I hereby innaugarate my new weblog, The Fly Bottle. The title comes from Wittgenstein's statement that the aim of his philosophy was to show the fly the way from the fly bottle. What can this possibly mean? Well, Wittgenstein was weird. We're flies. When we philosophize we buzz around bumping into an unseen enclosing barrier, the glass, erected by the philosopher in the attempt to use perfectly good words for perverse intellectual purposes. Once we cease abusing words by ripping them from their native habitats and acquiesce to language as it is unselfconsciously used in “the wild,” we'll find that our philosophical “problems” were nothing but artifacts of our linguistic abuse. We'll be free! Now, I don't agree with this. Philosophical problems aren't generally figments of a bad way with words. But Wittgenstein is right that a lot of confusion will vanish if you carefully attend to the contours of common thought and language. What I want to do in this weblog, is to bring this kind of attentiveness to bear on intellectual questions of the day, and perhaps to help see the way out of the intellectual traps built for us by misguided contemporary intellectuals (you know, those bad leftist postmodernists). I'm quite sure that I shan't be half so prodigious as Instapundit, my blogging hero. However, I do hope to post something every day or so, and I hope that my eclectic range of interests will be more interesting than offputting.

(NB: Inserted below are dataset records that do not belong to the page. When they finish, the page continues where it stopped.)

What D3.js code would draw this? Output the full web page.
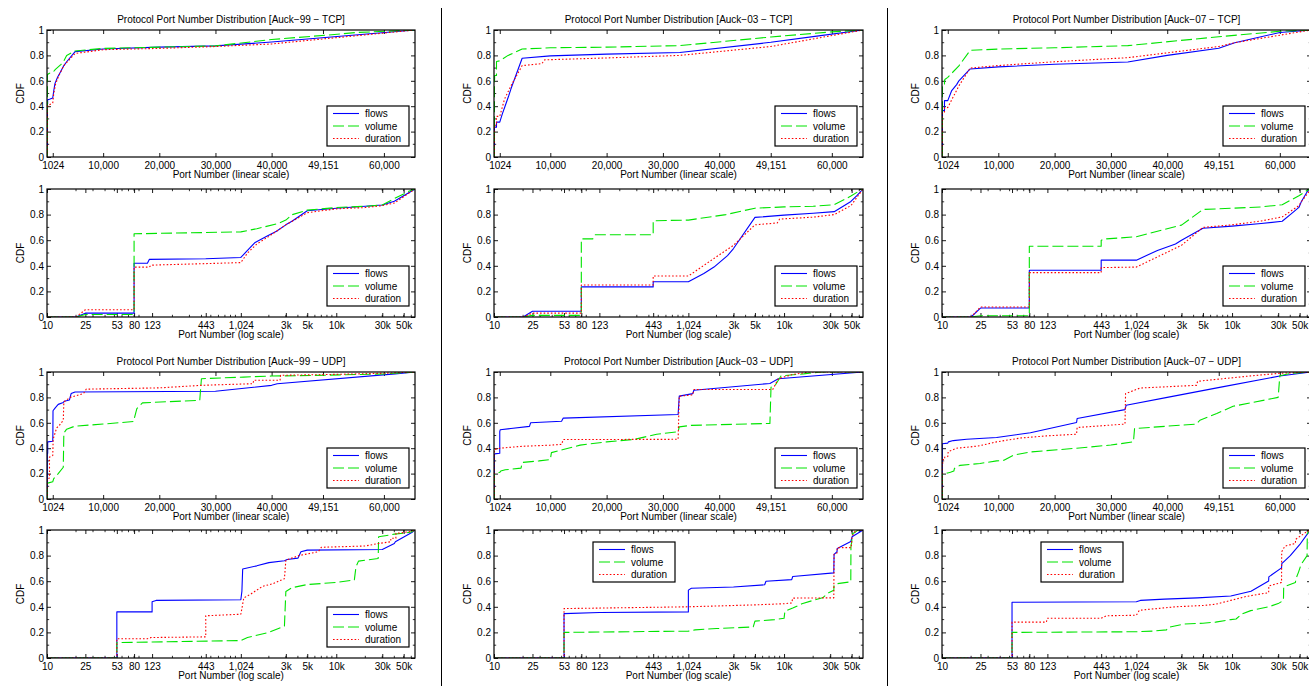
<!DOCTYPE html>
<html>
<head>
<meta charset="utf-8">
<script src="https://cdn.jsdelivr.net/npm/d3@7"></script>
<style>
  html, body { margin: 0; padding: 0; background: #fff; }
  svg { display: block; }
  text { font-family: "Liberation Sans", Arial, Helvetica, sans-serif; fill: #000; }
</style>
</head>
<body>
<svg id="chart" width="1309" height="686"></svg>
<script>
// ---- CDF of port numbers: [port, cumulative fraction] ----
const tcp99Flows = [[10,0],[20,0],[25,0.03],[80,0.03],[80,0.42],[110,0.42],[115,0.45],[443,0.455],[1024,0.465],[1200,0.52],[1424,0.58],[1900,0.63],[2400,0.67],[3000,0.72],[3500,0.75],[5000,0.83],[10000,0.85],[20000,0.865],[30000,0.875],[40000,0.905],[65535,1]];
const tcp99Volume = [[10,0],[20,0],[25,0.02],[80,0.02],[80,0.65],[443,0.66],[1024,0.665],[1500,0.69],[2500,0.73],[3000,0.757],[3500,0.8],[5000,0.835],[10000,0.855],[20000,0.865],[30000,0.875],[40000,0.925],[50000,0.96],[55000,0.98],[65535,1]];
const tcp99Duration = [[10,0],[20,0],[25,0.057],[80,0.057],[80,0.39],[115,0.39],[120,0.405],[1024,0.425],[1200,0.5],[1500,0.57],[2000,0.63],[3000,0.72],[5000,0.815],[10000,0.845],[20000,0.855],[30000,0.87],[40000,0.89],[65535,1]];

const tcp03Flows = [[10,0],[20,0],[25,0.045],[80,0.045],[80,0.235],[443,0.235],[443,0.275],[1024,0.275],[1480,0.34],[1885,0.39],[2600,0.48],[3000,0.535],[5000,0.778],[10000,0.796],[20000,0.81],[33000,0.823],[49151,0.903],[57000,0.95],[65535,1]];
const tcp03Volume = [[10,0],[20,0],[25,0.013],[80,0.013],[80,0.61],[105,0.61],[110,0.642],[443,0.642],[443,0.752],[1024,0.757],[2500,0.8],[5000,0.85],[10000,0.86],[20000,0.865],[33000,0.877],[49151,0.945],[60000,0.985],[65535,1]];
const tcp03Duration = [[10,0],[20,0],[25,0.03],[80,0.03],[80,0.25],[443,0.25],[443,0.32],[1024,0.32],[1880,0.457],[3000,0.56],[5000,0.72],[8500,0.735],[9000,0.765],[20000,0.78],[33000,0.8],[49151,0.87],[65535,1]];

const tcp07Flows = [[10,0],[20,0],[25,0.07],[80,0.07],[80,0.365],[443,0.365],[443,0.444],[1024,0.444],[1690,0.52],[2600,0.57],[3000,0.6],[5000,0.693],[10000,0.71],[20000,0.73],[33000,0.748],[40000,0.8],[49151,0.856],[52000,0.9],[60000,0.98],[65535,1]];
const tcp07Volume = [[10,0],[20,0],[25,0.01],[80,0.01],[80,0.553],[443,0.553],[443,0.6],[500,0.61],[1024,0.627],[3000,0.718],[5000,0.84],[10000,0.85],[20000,0.86],[33000,0.877],[49151,0.947],[60000,0.99],[65535,1]];
const tcp07Duration = [[10,0],[20,0],[25,0.078],[80,0.078],[80,0.347],[443,0.347],[443,0.386],[1024,0.39],[3000,0.56],[5000,0.7],[10000,0.72],[20000,0.75],[33000,0.782],[49151,0.87],[52000,0.9],[65535,1]];

const udp99Flows = [[10,0],[53,0],[53,0.36],[123,0.36],[123,0.44],[135,0.45],[1024,0.455],[1050,0.52],[1070,0.695],[1500,0.72],[2000,0.745],[2900,0.76],[3100,0.77],[4000,0.78],[4300,0.83],[5000,0.843],[30000,0.848],[40000,0.895],[41000,0.908],[62000,0.985],[65535,1]];
const udp99Volume = [[10,0],[53,0],[53,0.12],[123,0.125],[1024,0.136],[1200,0.16],[2000,0.2],[2900,0.25],[3000,0.52],[3500,0.55],[5000,0.574],[10000,0.59],[15400,0.61],[16000,0.712],[17000,0.757],[27200,0.777],[27500,0.947],[35000,0.96],[40000,0.968],[50000,0.975],[60000,0.985],[65535,1]];
const udp99Duration = [[10,0],[53,0],[53,0.15],[110,0.15],[120,0.16],[443,0.165],[443,0.33],[1024,0.342],[1100,0.47],[1300,0.5],[1720,0.56],[2200,0.58],[2900,0.62],[3000,0.764],[4100,0.8],[6500,0.83],[7000,0.865],[20000,0.875],[27500,0.895],[36700,0.908],[36800,0.935],[41500,0.935],[41600,0.974],[50000,0.98],[60000,0.99],[65535,1]];

const udp03Flows = [[10,0],[53,0],[53,0.347],[123,0.355],[1024,0.36],[1024,0.53],[1100,0.545],[3000,0.555],[6300,0.572],[6500,0.6],[12000,0.612],[12300,0.637],[32700,0.665],[32900,0.81],[35300,0.83],[35500,0.856],[49000,0.91],[50500,0.947],[65535,1]];
const udp03Volume = [[10,0],[53,0],[53,0.2],[1024,0.21],[1200,0.22],[2000,0.23],[4800,0.243],[5000,0.288],[8000,0.3],[10000,0.31],[10200,0.365],[12300,0.39],[15300,0.424],[20000,0.45],[25000,0.47],[28900,0.51],[32700,0.53],[32900,0.568],[35000,0.58],[49000,0.595],[49200,0.88],[50000,0.9],[51000,0.97],[55000,0.985],[58000,1],[65535,1]];
const udp03Duration = [[10,0],[53,0],[53,0.386],[123,0.39],[1024,0.4],[5000,0.415],[10000,0.424],[12000,0.43],[12300,0.468],[32700,0.47],[32900,0.81],[35300,0.82],[35500,0.862],[49500,0.862],[50500,0.947],[53000,0.98],[56000,1],[65535,1]];

const udp07Flows = [[10,0],[53,0],[53,0.435],[1024,0.44],[1125,0.45],[2000,0.46],[4380,0.47],[9700,0.484],[15700,0.522],[23900,0.602],[24000,0.634],[32500,0.704],[32700,0.738],[40000,0.8],[50000,0.885],[60000,0.968],[65535,1]];
const udp07Volume = [[10,0],[53,0],[53,0.2],[1024,0.205],[1500,0.21],[2100,0.22],[2200,0.24],[3200,0.265],[5000,0.272],[6750,0.28],[9700,0.3],[11000,0.305],[12700,0.345],[15600,0.37],[23900,0.4],[30000,0.425],[34000,0.45],[34200,0.555],[45200,0.59],[45800,0.62],[48800,0.673],[51700,0.73],[59700,0.8],[60000,0.97],[62000,0.99],[65535,1]];
const udp07Duration = [[10,0],[53,0],[53,0.28],[120,0.28],[123,0.31],[443,0.31],[500,0.33],[1024,0.334],[1100,0.373],[2600,0.4],[5000,0.41],[6750,0.42],[9700,0.45],[13900,0.48],[18600,0.497],[23900,0.51],[24000,0.563],[32500,0.59],[32600,0.83],[35200,0.874],[45200,0.895],[45400,0.927],[54100,0.966],[60000,0.99],[65535,1]];

// ---- categories and tick labels ----
const traceNames = ["Auck\u221299", "Auck\u221203", "Auck\u221207"];
const protocols = ["TCP", "UDP"];
const seriesNames = ["flows", "volume", "duration"];
const linearTicks = [1024, 10000, 20000, 30000, 40000, 49151, 60000];
const linearTickLabels = ["1024", "10,000", "20,000", "30,000", "40,000", "49,151", "60,000"];
const logTicks = [10, 25, 53, 80, 123, 443, 1024, 3000, 5000, 10000, 30000, 50000];
const logTickLabels = ["10", "25", "53", "80", "123", "443", "1,024", "3k", "5k", "10k", "30k", "50k"];
const cdfTicks = [0, 0.2, 0.4, 0.6, 0.8, 1];
const cdfTickLabels = ["0", "0.2", "0.4", "0.6", "0.8", "1"];

const seriesByPanel = {
  "0-TCP": [tcp99Flows, tcp99Volume, tcp99Duration],
  "1-TCP": [tcp03Flows, tcp03Volume, tcp03Duration],
  "2-TCP": [tcp07Flows, tcp07Volume, tcp07Duration],
  "0-UDP": [udp99Flows, udp99Volume, udp99Duration],
  "1-UDP": [udp03Flows, udp03Volume, udp03Duration],
  "2-UDP": [udp07Flows, udp07Volume, udp07Duration]
};

// ---- layout & styling ----
const PORT_MAX = 65535;
const columns = [{ left: 47, width: 368 }, { left: 494, width: 369 }, { left: 942, width: 369 }];
const rows = [
  { top: 30, height: 127, scale: "linear", proto: "TCP", title: true },
  { top: 189, height: 128, scale: "log", proto: "TCP", title: false },
  { top: 372, height: 127, scale: "linear", proto: "UDP", title: true },
  { top: 530, height: 128, scale: "log", proto: "UDP", title: false }
];
const seriesStyle = [
  { color: "#0000ff", dash: null, width: 1.1 },
  { color: "#00e400", dash: "11,4", width: 1.1 },
  { color: "#ff0000", dash: "1.6,2", width: 1.1 }
];
const FONT = 10;
const TICK = 4;

const svg = d3.select("#chart");
const defs = svg.append("defs");

// separators between the three trace columns
[441.5, 887.5].forEach(xs => {
  svg.append("line").attr("x1", xs).attr("x2", xs).attr("y1", 8).attr("y2", 686)
    .attr("stroke", "#000").attr("stroke-width", 1);
});

let clipId = 0;
columns.forEach((col, ci) => {
  rows.forEach((row, ri) => {
    const w = col.width, h = row.height;
    const g = svg.append("g").attr("transform", `translate(${col.left},${row.top})`);

    const x = row.scale === "linear"
      ? d3.scaleLinear().domain([0, PORT_MAX]).range([0, w])
      : d3.scaleLog().domain([10, PORT_MAX]).range([0, w]);
    const y = d3.scaleLinear().domain([0, 1]).range([h, 0]);
    const xt = row.scale === "linear" ? linearTicks : logTicks;
    const xl = row.scale === "linear" ? linearTickLabels : logTickLabels;

    // minor ticks
    const minorX = [];
    if (row.scale === "log") {
      [10, 100, 1000, 10000].forEach(dec => {
        for (let k = 2; k <= 9; k++) { const v = dec * k; if (v <= PORT_MAX) minorX.push(v); }
      });
    }
    const minorY = d3.range(0.1, 1, 0.2);
    const mt = g.append("g").attr("stroke", "#000").attr("stroke-width", 0.8);
    minorX.forEach(v => {
      const px = x(v);
      mt.append("line").attr("x1", px).attr("x2", px).attr("y1", h).attr("y2", h - 2.2);
      mt.append("line").attr("x1", px).attr("x2", px).attr("y1", 0).attr("y2", 2.2);
    });
    minorY.forEach(v => {
      const py = y(v);
      mt.append("line").attr("x1", 0).attr("x2", 2.2).attr("y1", py).attr("y2", py);
      mt.append("line").attr("x1", w).attr("x2", w - 2.2).attr("y1", py).attr("y2", py);
    });

    // axes (ticks point inward, box on all sides)
    const ax = g.append("g").attr("transform", `translate(0,${h})`)
      .call(d3.axisBottom(x).tickValues(xt).tickFormat((d, i) => xl[i]).tickSize(-TICK).tickPadding(4.5));
    const axTop = g.append("g")
      .call(d3.axisTop(x).tickValues(xt).tickFormat("").tickSize(-TICK));
    const ay = g.append("g")
      .call(d3.axisLeft(y).tickValues(cdfTicks).tickFormat((d, i) => cdfTickLabels[i]).tickSize(-TICK).tickPadding(3));
    const ayR = g.append("g").attr("transform", `translate(${w},0)`)
      .call(d3.axisRight(y).tickValues(cdfTicks).tickFormat("").tickSize(-TICK));
    [ax, axTop, ay, ayR].forEach(a => {
      a.select(".domain").remove();
      a.selectAll("line").attr("stroke", "#000").attr("stroke-width", 0.9);
      a.selectAll("text").attr("font-size", FONT).attr("fill", "#000")
        .attr("font-family", "\"Liberation Sans\", Arial, sans-serif");
    });

    // data lines
    const cid = "clip" + (clipId++);
    defs.append("clipPath").attr("id", cid).append("rect").attr("width", w).attr("height", h);
    const line = d3.line().x(d => x(d[0])).y(d => y(d[1]));
    const data = seriesByPanel[ci + "-" + row.proto];
    const lg = g.append("g").attr("clip-path", `url(#${cid})`);
    data.forEach((s, si) => {
      const st = seriesStyle[si];
      lg.append("path").datum(s).attr("d", line)
        .attr("fill", "none").attr("stroke", st.color).attr("stroke-width", st.width)
        .attr("stroke-dasharray", st.dash).attr("stroke-linejoin", "round");
    });

    // frame
    g.append("rect").attr("width", w).attr("height", h)
      .attr("fill", "none").attr("stroke", "#000").attr("stroke-width", 1.2);

    // labels
    if (row.title) {
      g.append("text").attr("x", w / 2).attr("y", -7.5).attr("text-anchor", "middle")
        .attr("font-size", FONT)
        .text(`Protocol Port Number Distribution [${traceNames[ci]} \u2212 ${row.proto}]`);
    }
    g.append("text").attr("x", w / 2).attr("y", h + 21).attr("text-anchor", "middle")
      .attr("font-size", FONT)
      .text(row.scale === "linear" ? "Port Number (linear scale)" : "Port Number (log scale)");
    g.append("text").attr("transform", `translate(-23,${h / 2}) rotate(-90)`)
      .attr("text-anchor", "middle").attr("font-size", FONT).text("CDF");

    // legend
    const lw = 82, lh = 40;
    const topLeft = row.proto === "UDP" && row.scale === "log" && ci > 0;
    const lx = topLeft ? 99 : w - lw - 6;
    const ly = topLeft ? 12 : h - lh - 11;
    const leg = g.append("g").attr("transform", `translate(${lx},${ly})`);
    leg.append("rect").attr("width", lw).attr("height", lh)
      .attr("fill", "#fff").attr("stroke", "#000").attr("stroke-width", 1.2);
    seriesNames.forEach((name, si) => {
      const st = seriesStyle[si];
      const yy = 7.5 + si * 12.5;
      leg.append("line").attr("x1", 6).attr("x2", 32).attr("y1", yy).attr("y2", yy)
        .attr("stroke", st.color).attr("stroke-width", st.width).attr("stroke-dasharray", st.dash);
      leg.append("text").attr("x", 38).attr("y", yy + 3.5).attr("font-size", FONT).text(name);
    });
  });
});
</script>
</body>
</html>
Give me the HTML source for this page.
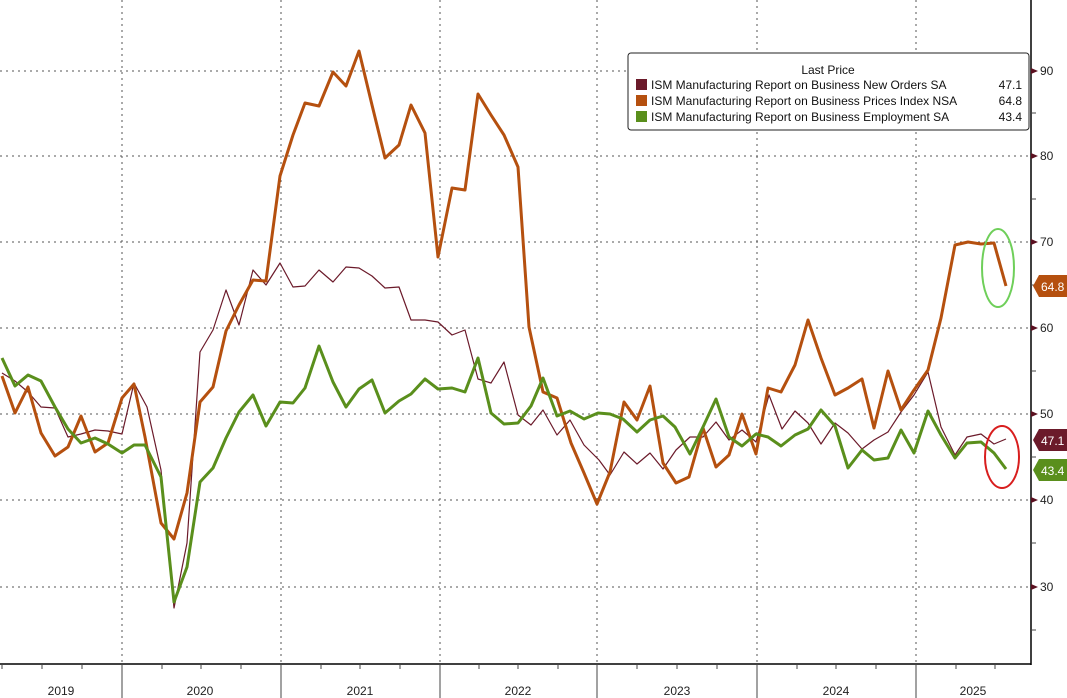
<!DOCTYPE html>
<html><head><meta charset="utf-8"><style>
body{margin:0;background:#fff;}
svg{display:block;font-family:"Liberation Sans","DejaVu Sans",sans-serif;}
</style></head><body>
<svg width="1067" height="698" viewBox="0 0 1067 698" xmlns="http://www.w3.org/2000/svg">
<rect width="1067" height="698" fill="#fff"/>
<g stroke="#555" stroke-width="1" stroke-dasharray="2,4">
<line x1="0" y1="71" x2="1031" y2="71"/>
<line x1="0" y1="156" x2="1031" y2="156"/>
<line x1="0" y1="242" x2="1031" y2="242"/>
<line x1="0" y1="328" x2="1031" y2="328"/>
<line x1="0" y1="414" x2="1031" y2="414"/>
<line x1="0" y1="500" x2="1031" y2="500"/>
<line x1="0" y1="587" x2="1031" y2="587"/>
<line x1="122" y1="0" x2="122" y2="664"/>
<line x1="281" y1="0" x2="281" y2="664"/>
<line x1="440" y1="0" x2="440" y2="664"/>
<line x1="597" y1="0" x2="597" y2="664"/>
<line x1="757" y1="0" x2="757" y2="664"/>
<line x1="916" y1="0" x2="916" y2="664"/>
</g>
<g stroke="#000" stroke-width="1.5">
<line x1="1031" y1="0" x2="1031" y2="665"/>
<line x1="0" y1="664" x2="1031" y2="664"/>
</g>
<g stroke="#444" stroke-width="1">
<line x1="122" y1="664" x2="122" y2="698"/><line x1="281" y1="664" x2="281" y2="698"/><line x1="440" y1="664" x2="440" y2="698"/><line x1="597" y1="664" x2="597" y2="698"/><line x1="757" y1="664" x2="757" y2="698"/><line x1="916" y1="664" x2="916" y2="698"/>
<line x1="2" y1="664" x2="2" y2="669"/><line x1="42" y1="664" x2="42" y2="669"/><line x1="82" y1="664" x2="82" y2="669"/>
<line x1="162" y1="664" x2="162" y2="669"/><line x1="201" y1="664" x2="201" y2="669"/><line x1="241" y1="664" x2="241" y2="669"/>
<line x1="321" y1="664" x2="321" y2="669"/><line x1="360" y1="664" x2="360" y2="669"/><line x1="400" y1="664" x2="400" y2="669"/>
<line x1="479" y1="664" x2="479" y2="669"/><line x1="518" y1="664" x2="518" y2="669"/><line x1="558" y1="664" x2="558" y2="669"/>
<line x1="637" y1="664" x2="637" y2="669"/><line x1="677" y1="664" x2="677" y2="669"/><line x1="717" y1="664" x2="717" y2="669"/>
<line x1="797" y1="664" x2="797" y2="669"/><line x1="836" y1="664" x2="836" y2="669"/><line x1="876" y1="664" x2="876" y2="669"/>
<line x1="956" y1="664" x2="956" y2="669"/><line x1="995" y1="664" x2="995" y2="669"/>
<line x1="1031" y1="113" x2="1036" y2="113"/><line x1="1031" y1="199" x2="1036" y2="199"/><line x1="1031" y1="285" x2="1036" y2="285"/><line x1="1031" y1="371" x2="1036" y2="371"/><line x1="1031" y1="457" x2="1036" y2="457"/><line x1="1031" y1="543" x2="1036" y2="543"/><line x1="1031" y1="630" x2="1036" y2="630"/>
</g>
<g fill="#222" font-size="12">
<text x="61" y="695" text-anchor="middle">2019</text>
<text x="200" y="695" text-anchor="middle">2020</text>
<text x="360" y="695" text-anchor="middle">2021</text>
<text x="518" y="695" text-anchor="middle">2022</text>
<text x="677" y="695" text-anchor="middle">2023</text>
<text x="836" y="695" text-anchor="middle">2024</text>
<text x="973" y="695" text-anchor="middle">2025</text>
</g>
<g fill="#222" font-size="12">
<path d="M1031,68 L1038,71 L1031,74Z" fill="#5a1020"/><text x="1040" y="75">90</text>
<path d="M1031,153 L1038,156 L1031,159Z" fill="#5a1020"/><text x="1040" y="160">80</text>
<path d="M1031,239 L1038,242 L1031,245Z" fill="#5a1020"/><text x="1040" y="246">70</text>
<path d="M1031,325 L1038,328 L1031,331Z" fill="#5a1020"/><text x="1040" y="332">60</text>
<path d="M1031,411 L1038,414 L1031,417Z" fill="#5a1020"/><text x="1040" y="418">50</text>
<path d="M1031,497 L1038,500 L1031,503Z" fill="#5a1020"/><text x="1040" y="504">40</text>
<path d="M1031,584 L1038,587 L1031,590Z" fill="#5a1020"/><text x="1040" y="591">30</text>
</g>
<!-- New Orders -->
<polyline fill="none" stroke="#6b1a2a" stroke-width="1.2" stroke-linejoin="round" points="2,373 15,381 28,392 41,407 55,408 68,437 81,434 95,430 108,431 122,434 134,383 147,407 161,470 174,608 187,543 200,352 213,330 226,290 239,325 253,270 266,285 280,263 293,287 305,286 319,270 333,282 346,267 359,268 372,276 385,288 399,287 411,320 425,320 438,322 452,335 465,330 478,379 491,383 504,362 518,415 531,425 543,410 557,435 570,420 584,445 599,460 610,475 624,452 637,464 650,453 663,469 676,450 690,437 703,437 716,422 729,440 742,430 756,442 769,395 782,429 795,411 808,423 821,444 835,423 848,433 862,449 874,440 888,432 901,412 914,395 928,372 941,427 955,455 967,437 981,434 994,444 1006,439"/>
<!-- Prices -->
<polyline fill="none" stroke="#b5500f" stroke-width="3" stroke-linejoin="round" points="2,376 15,413 28,387 41,433 55,456 68,447 81,416 95,452 108,443 122,398 134,384 145,437 161,523 174,539 187,493 200,402 213,387 226,331 239,305 253,280 266,281 280,176 293,135 305,103 319,106 333,72 346,86 359,51 372,105 385,158 399,145 411,105 425,133 438,257 452,188 465,190 478,94 491,115 504,135 518,167 529,327 543,392 557,398 571,443 584,473 597,504 610,472 624,402 637,420 650,386 663,463 676,483 689,477 703,428 716,467 729,455 742,414 756,454 768,388 781,392 795,365 808,320 821,358 835,395 848,388 862,379 874,428 888,371 901,410 914,390 928,370 941,318 955,245 968,242 981,244 994,243 1006,286"/>
<!-- Employment -->
<polyline fill="none" stroke="#5a8f1c" stroke-width="3" stroke-linejoin="round" points="2,358 15,386 28,375 41,381 55,407 68,429 81,443 95,438 108,444 122,453 134,445 145,445 161,477 174,602 187,567 200,482 213,468 226,438 239,412 253,395 266,426 280,402 293,403 305,388 319,346 333,382 346,407 359,389 372,380 385,413 399,401 411,394 425,379 438,389 452,388 465,392 478,358 491,413 504,424 518,423 531,406 543,378 557,416 570,411 584,419 598,413 610,414 623,419 637,432 650,420 663,416 675,427 690,454 703,427 716,399 729,437 742,446 756,434 768,437 781,446 795,435 808,429 821,410 835,426 848,468 862,450 874,460 888,458 901,430 914,453 928,411 941,435 955,458 967,443 981,442 994,453 1006,469"/>
<ellipse cx="998" cy="268" rx="16" ry="39" fill="none" stroke="#6fcf5a" stroke-width="2"/>
<ellipse cx="1002" cy="457" rx="17" ry="31" fill="none" stroke="#d81e1e" stroke-width="2"/>
<!-- value tags -->
<path d="M1033,286 L1039,275 L1067,275 L1067,297 L1039,297Z" fill="#b5500f"/>
<text x="1041" y="291" fill="#fff" font-size="12">64.8</text>
<path d="M1033,440 L1039,429 L1067,429 L1067,451 L1039,451Z" fill="#6b1a2a"/>
<text x="1041" y="445" fill="#fff" font-size="12">47.1</text>
<path d="M1033,470 L1039,459 L1067,459 L1067,481 L1039,481Z" fill="#5a8f1c"/>
<text x="1041" y="475" fill="#fff" font-size="12">43.4</text>
<!-- legend -->
<rect x="628" y="53" width="401" height="77" rx="3" fill="#fff" stroke="#222" stroke-width="1"/>
<text x="828" y="74" text-anchor="middle" font-size="12" fill="#111">Last Price</text>
<rect x="636" y="79" width="11" height="11" fill="#6b1a2a"/>
<rect x="636" y="95" width="11" height="11" fill="#b5500f"/>
<rect x="636" y="111" width="11" height="11" fill="#5a8f1c"/>
<g font-size="12" fill="#111">
<text x="651" y="89">ISM Manufacturing Report on Business New Orders SA</text>
<text x="651" y="105">ISM Manufacturing Report on Business Prices Index NSA</text>
<text x="651" y="121">ISM Manufacturing Report on Business Employment SA</text>
<text x="1022" y="89" text-anchor="end">47.1</text>
<text x="1022" y="105" text-anchor="end">64.8</text>
<text x="1022" y="121" text-anchor="end">43.4</text>
</g>
</svg>
</body></html>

Please note that The Fly Bottle is fitted with bleeding-edge blog Comment Technology (TM), courtesy of some dude in England . If something I say makes you royally pissed, let me have it. I don't mind encouragement either.
Very nice obituary at the Guardian of David Lewis, the Princeton metaphysician famous (for a philosopher) for his stalwart defense of the existence of real, live alternative dimensions. On Lewis's theory, any state of affairs that is possible is actual on some world or other that differs from this one only in not being this one. So there is a possible world with David Lewis still on it (his Lewisian “counterpart” at any rate) and that world is richer philosophically than ours.